───── The data

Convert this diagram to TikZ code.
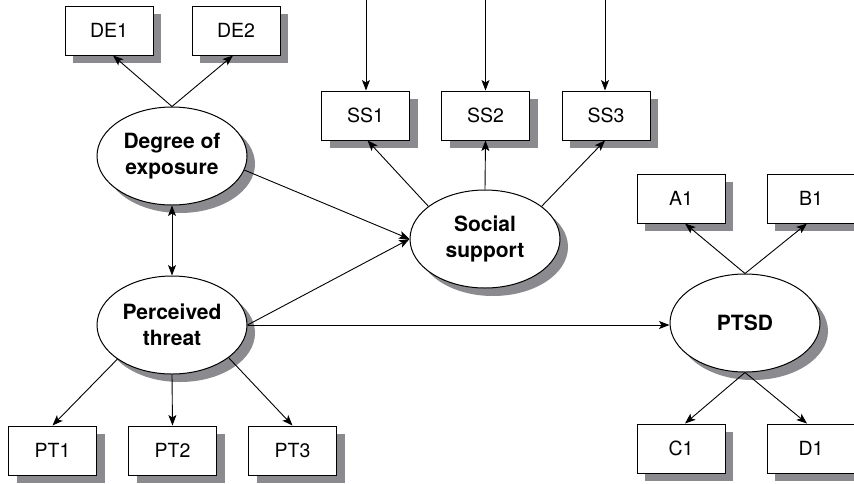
\documentclass[tikz,border=0pt]{standalone}
\usepackage{fontspec}
\setmainfont{TeX Gyre Heros}
\usetikzlibrary{arrows.meta,shadows,shapes.geometric}
\definecolor{shade}{RGB}{138,138,143}
\begin{document}
\begin{tikzpicture}[x=1pt,y=-1pt,
  every node/.style={font=\fontsize{19.5}{23}\selectfont},
  indicator/.style={draw=black,line width=1pt,fill=white,rectangle,
    minimum width=88pt,minimum height=49pt,inner sep=0pt,
    drop shadow={shadow xshift=8pt,shadow yshift=-8pt,fill=shade,opacity=1}},
  latent/.style={draw=black,line width=1pt,fill=white,ellipse,
    minimum width=150pt,minimum height=98pt,inner sep=0pt,align=center,
    font=\fontsize{21}{25.5}\selectfont\bfseries,
    drop shadow={shadow xshift=8pt,shadow yshift=-8pt,fill=shade,opacity=1}},
  path/.style={line width=0.9pt,-{Stealth[length=10.5pt,width=8pt,inset=2.5pt]}},
  twoway/.style={line width=0.9pt,{Stealth[length=10.5pt,width=8pt,inset=2.5pt]}-{Stealth[length=10.5pt,width=8pt,inset=2.5pt]}}
]
\useasboundingbox (0,0) rectangle (854,483);

% latent variables
\node[latent] (DE) at (172,156) {Degree of\\exposure};
\node[latent] (PT) at (172,325) {Perceived\\threat};
\node[latent] (SOC) at (485,239) {Social\\support};
\node[latent] (PTSD) at (745,323) {PTSD};

% observed indicators
\node[indicator] (DE1) at (109,30.5) {DE1};
\node[indicator] (DE2) at (236,30.5) {DE2};
\node[indicator] (SS1) at (365.5,115.5) {SS1};
\node[indicator] (SS2) at (485.5,115.5) {SS2};
\node[indicator] (SS3) at (606,115.5) {SS3};
\node[indicator] (PT1) at (52.5,450.5) {PT1};
\node[indicator] (PT2) at (172.5,450.5) {PT2};
\node[indicator] (PT3) at (292.5,450.5) {PT3};
\node[indicator] (A1) at (681,198.5) {A1};
\node[indicator] (B1) at (811,198.5) {B1};
\node[indicator] (C1) at (681,448.5) {C1};
\node[indicator] (D1) at (811,448.5) {D1};

% error terms on social support indicators
\coordinate (e1) at (366,0);
\coordinate (e2) at (485.5,0);
\coordinate (e3) at (605,0);
\draw[path] (e1) -- (SS1.north -| e1);
\draw[path] (e2) -- (SS2.north);
\draw[path] (e3) -- (SS3.north -| e3);

% measurement paths
\draw[path] (DE.north) -- ([xshift=4pt]DE1.south);
\draw[path] (DE.north) -- ([xshift=-3pt]DE2.south);
\draw[path] (SOC.150) -- ([xshift=2pt]SS1.south);
\draw[path] (SOC.north) -- (SS2.south);
\draw[path] (SOC.30) -- ([xshift=-1pt]SS3.south);
\draw[path] (PT.-148) -- (PT1.north);
\draw[path] (PT.south) -- (PT2.north);
\draw[path] (PT.-30) -- (PT3.north);
\draw[path] (PTSD.north) -- ([xshift=4pt]A1.south);
\draw[path] (PTSD.north) -- ([xshift=-4pt]B1.south);
\draw[path] (PTSD.south) -- ([xshift=4pt]C1.north);
\draw[path] (PTSD.south) -- ([xshift=-4pt]D1.north);

% structural paths
\draw[twoway] (DE.south) -- (PT.north);
\draw[path] (DE.-11) -- (SOC.west);
\draw[path] (PT.east) -- (SOC.west);
\draw[path] (PT.east) -- (PTSD.west |- PT.east);
\end{tikzpicture}
\end{document}
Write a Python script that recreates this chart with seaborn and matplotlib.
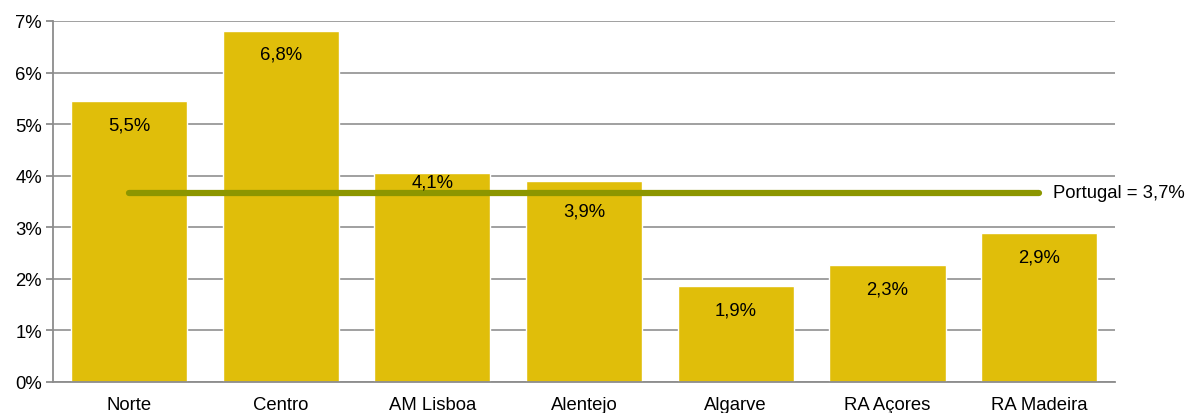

──────────

Repeat each record exactly, with the pictures left out.

Convert this diagram to TikZ code.
\documentclass[tikz,border=0pt]{standalone}
\usepackage{fontspec}
\setmainfont{TeX Gyre Heros}
\usetikzlibrary{arrows.meta,shadows,shapes.geometric}
\definecolor{shade}{RGB}{138,138,143}
\begin{document}
\begin{tikzpicture}[x=1pt,y=-1pt,
  every node/.style={font=\fontsize{19.5}{23}\selectfont},
  indicator/.style={draw=black,line width=1pt,fill=white,rectangle,
    minimum width=88pt,minimum height=49pt,inner sep=0pt,
    drop shadow={shadow xshift=8pt,shadow yshift=-8pt,fill=shade,opacity=1}},
  latent/.style={draw=black,line width=1pt,fill=white,ellipse,
    minimum width=150pt,minimum height=98pt,inner sep=0pt,align=center,
    font=\fontsize{21}{25.5}\selectfont\bfseries,
    drop shadow={shadow xshift=8pt,shadow yshift=-8pt,fill=shade,opacity=1}},
  path/.style={line width=0.9pt,-{Stealth[length=10.5pt,width=8pt,inset=2.5pt]}},
  twoway/.style={line width=0.9pt,{Stealth[length=10.5pt,width=8pt,inset=2.5pt]}-{Stealth[length=10.5pt,width=8pt,inset=2.5pt]}}
]
\useasboundingbox (0,0) rectangle (854,483);

% latent variables
\node[latent] (DE) at (172,156) {Degree of\\exposure};
\node[latent] (PT) at (172,325) {Perceived\\threat};
\node[latent] (SOC) at (485,239) {Social\\support};
\node[latent] (PTSD) at (745,323) {PTSD};

% observed indicators
\node[indicator] (DE1) at (109,30.5) {DE1};
\node[indicator] (DE2) at (236,30.5) {DE2};
\node[indicator] (SS1) at (365.5,115.5) {SS1};
\node[indicator] (SS2) at (485.5,115.5) {SS2};
\node[indicator] (SS3) at (606,115.5) {SS3};
\node[indicator] (PT1) at (52.5,450.5) {PT1};
\node[indicator] (PT2) at (172.5,450.5) {PT2};
\node[indicator] (PT3) at (292.5,450.5) {PT3};
\node[indicator] (A1) at (681,198.5) {A1};
\node[indicator] (B1) at (811,198.5) {B1};
\node[indicator] (C1) at (681,448.5) {C1};
\node[indicator] (D1) at (811,448.5) {D1};

% error terms on social support indicators
\coordinate (e1) at (366,0);
\coordinate (e2) at (485.5,0);
\coordinate (e3) at (605,0);
\draw[path] (e1) -- (SS1.north -| e1);
\draw[path] (e2) -- (SS2.north);
\draw[path] (e3) -- (SS3.north -| e3);

% measurement paths
\draw[path] (DE.north) -- ([xshift=4pt]DE1.south);
\draw[path] (DE.north) -- ([xshift=-3pt]DE2.south);
\draw[path] (SOC.150) -- ([xshift=2pt]SS1.south);
\draw[path] (SOC.north) -- (SS2.south);
\draw[path] (SOC.30) -- ([xshift=-1pt]SS3.south);
\draw[path] (PT.-148) -- (PT1.north);
\draw[path] (PT.south) -- (PT2.north);
\draw[path] (PT.-30) -- (PT3.north);
\draw[path] (PTSD.north) -- ([xshift=4pt]A1.south);
\draw[path] (PTSD.north) -- ([xshift=-4pt]B1.south);
\draw[path] (PTSD.south) -- ([xshift=4pt]C1.north);
\draw[path] (PTSD.south) -- ([xshift=-4pt]D1.north);

% structural paths
\draw[twoway] (DE.south) -- (PT.north);
\draw[path] (DE.-11) -- (SOC.west);
\draw[path] (PT.east) -- (SOC.west);
\draw[path] (PT.east) -- (PTSD.west |- PT.east);
\end{tikzpicture}
\end{document}
Write a Python script that recreates this chart with seaborn and matplotlib.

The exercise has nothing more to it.